Given the criticisms in the New City Agenda report as to the apparent lack of a clear strategy by the FCA when compared to the Bank’s Strategic Plan, it will be interesting to see how this consultation process develops for the FCA.
Ultimately, if the institutions charged with oversight of the UK’s banking institutions do not change their culture, there is every risk that there will be a return to the problems of the past.
If the regulators are to keep up with the rapid pace of development in the banking sector, they need to ask probing questions that reveal where problems could lie – or at least where individuals do not understand what they’re doing. This means that, if they are to effectively challenge the activities of the banking sector, they also have to be exposed to challenge themselves.

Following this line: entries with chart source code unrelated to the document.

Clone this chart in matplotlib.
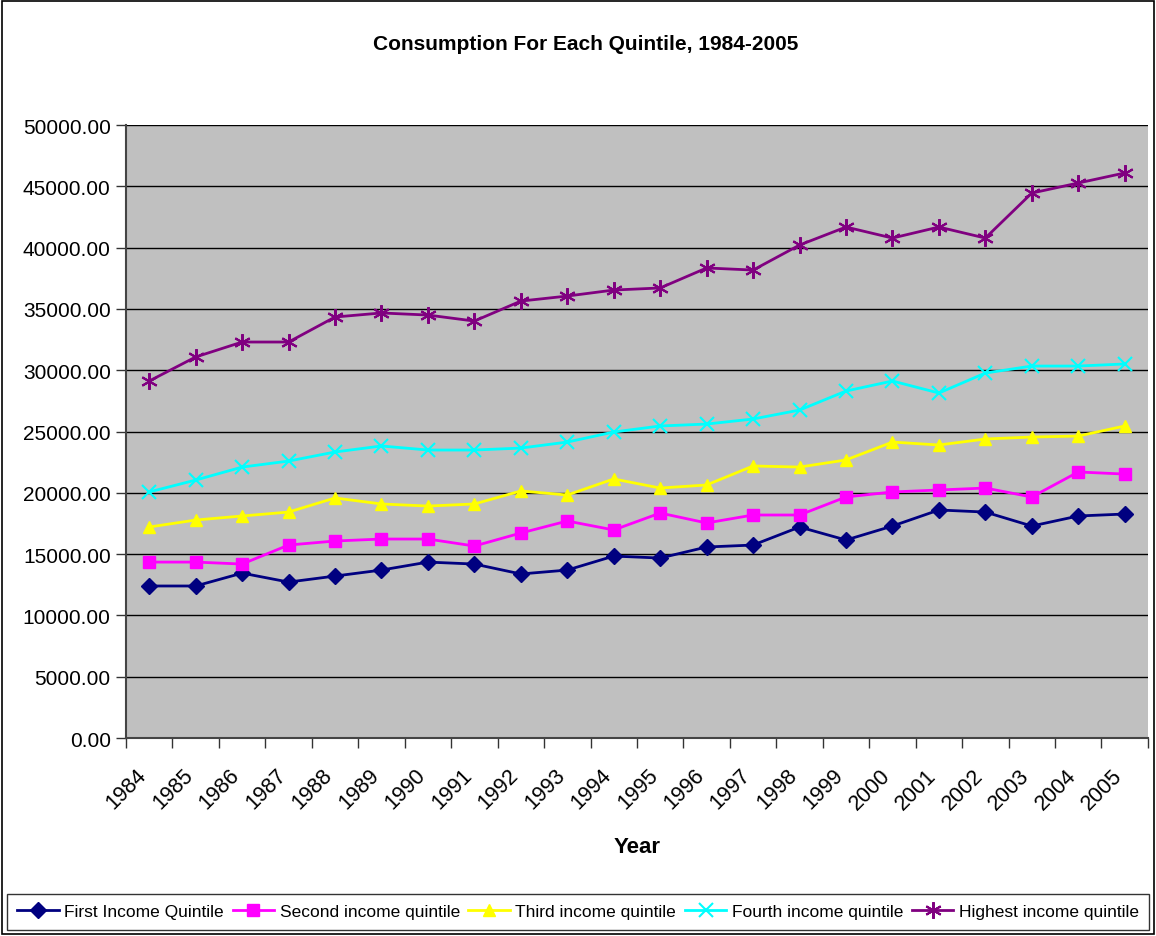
import numpy as np
import matplotlib
matplotlib.use("Agg")
import matplotlib.pyplot as plt
from matplotlib.patches import Rectangle
from matplotlib.transforms import ScaledTranslation

plt.rcParams['font.family'] = ['Liberation Sans', 'DejaVu Sans']

# consumption per quintile
years = list(range(1984, 2006))
first_q = [12400, 12400, 13450, 12720, 13210, 13700, 14350, 14190, 13380, 13700, 14840,
           14680, 15580, 15740, 17210, 16150, 17290, 18600, 18430, 17290, 18110, 18270]
second_q = [14350, 14350, 14190, 15740, 16070, 16230, 16230, 15660, 16720, 17700, 16970,
            18350, 17540, 18190, 18190, 19660, 20070, 20230, 20390, 19660, 21700, 21530]
third_q = [17210, 17780, 18110, 18430, 19580, 19090, 18920, 19090, 20150, 19820, 21130,
           20390, 20640, 22190, 22100, 22680, 24140, 23900, 24390, 24550, 24630, 25450]
fourth_q = [20070, 21040, 22100, 22590, 23330, 23820, 23490, 23490, 23650, 24140, 24960,
            25450, 25610, 26020, 26750, 28300, 29120, 28140, 29770, 30340, 30340, 30510]
highest_q = [29120, 31080, 32300, 32300, 34340, 34670, 34500, 34010, 35640, 36050, 36540,
             36710, 38340, 38170, 40210, 41680, 40780, 41680, 40780, 44450, 45270, 46090]

series = [
    ("First Income Quintile", first_q, "#000080", "D", 8),
    ("Second income quintile", second_q, "#FF00FF", "s", 8),
    ("Third income quintile", third_q, "#FFFF00", "^", 9),
    ("Fourth income quintile", fourth_q, "#00FFFF", "x", 10),
    ("Highest income quintile", highest_q, "#800080", (6, 2, 0), 12),
]

fig = plt.figure(figsize=(11.56, 9.37), dpi=100)
ax = fig.add_axes([0.109, 0.2113, 0.884, 0.6542])
ax.set_facecolor("#C0C0C0")

x = np.arange(len(years))
for name, vals, col, mk, ms in series:
    ax.plot(x, vals, color=col, marker=mk, markersize=ms, linewidth=2,
            markeredgewidth=1.5 if mk in ("x", (6, 2, 0)) else 1,
            markeredgecolor=col, markerfacecolor=col, label=name, zorder=3)

ax.set_ylim(0, 50000)
ax.set_yticks(np.arange(0, 50001, 5000))
ax.set_yticklabels(["%.2f" % v for v in np.arange(0, 50001, 5000)], fontsize=15)
ax.yaxis.grid(True, color="black", linewidth=1)
ax.set_axisbelow(True)

ax.set_xlim(-0.5, len(years) - 0.5)
ax.set_xticks(np.arange(-0.5, len(years), 1.0))
ax.set_xticklabels([])
ax.set_xticks(x, minor=True)
ax.set_xticklabels([str(y) for y in years], minor=True, rotation=45, ha="right",
                   rotation_mode="anchor", fontsize=15.5)
ax.tick_params(axis="x", which="minor", length=0, pad=19)
ax.tick_params(axis="x", which="major", length=7, width=1, color="#333333")
ax.tick_params(axis="y", length=7, width=1, color="#333333", pad=4)

# nudge the rotated year labels to the left so they sit under their points
shift = ScaledTranslation(-0.13, 0, fig.dpi_scale_trans)
for tick in ax.xaxis.get_minor_ticks():
    tick.label1.set_transform(tick.label1.get_transform() + shift)

for side in ("top", "right"):
    ax.spines[side].set_visible(False)
ax.spines["left"].set_color("#444444")
ax.spines["left"].set_linewidth(1.5)
ax.spines["bottom"].set_color("#444444")
ax.spines["bottom"].set_linewidth(1.5)

ax.set_xlabel("Year", fontsize=16, fontweight="bold", labelpad=16)
fig.text(0.507, 0.952, "Consumption For Each Quintile, 1984-2005", ha="center",
         va="center", fontsize=15, fontweight="bold")

leg = fig.legend(loc="center", bbox_to_anchor=(0.5, 0.026), ncol=5, fontsize=12.5,
                 frameon=True, fancybox=False, edgecolor="black", handlelength=2.4,
                 columnspacing=0.5, handletextpad=0.3, borderpad=0.6)
leg.get_frame().set_linewidth(1)

# outer chart border
fig.patches.append(Rectangle((0.002, 0.002), 0.996, 0.996, transform=fig.transFigure,
                             fill=False, edgecolor="black", linewidth=1.2))

fig.savefig("out.png", dpi=100)
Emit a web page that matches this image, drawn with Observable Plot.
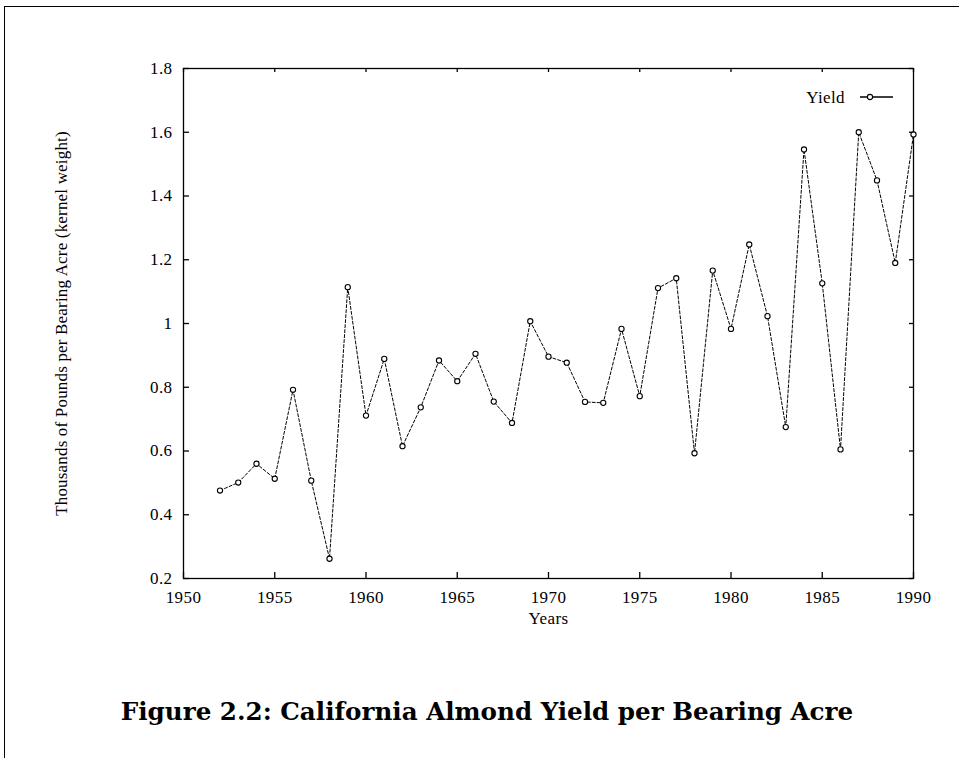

This might be uncomfortable, but if the authorities are to identify where those future risks might exist, they need to question their own beliefs and policies.
Without engaging in a rigorous assessment of the information available (as well as considering the implications of this information), there is a risk that something will be missed.
Reforms should be designed to foster an approach that incorporates critical thinking, welcomes diverse views and allows for dissent throughout the process – from policy-making down to front line supervision.
Supervisors should have the confidence to be intrusive – with regards to both their own approaches and those of the regulated sector.
This has to be the first step towards delivering a system that is able to identify where future risks might develop.
The initiatives outlined above indicate that there have been developments in this area, but they are not enough.
Acknowledgements by the Bank, the PRA and the FCA of the need for openness, transparency and effective ‘challenge’ is progress, but changing the culture to put this into practice requires further attention if it is to be successful.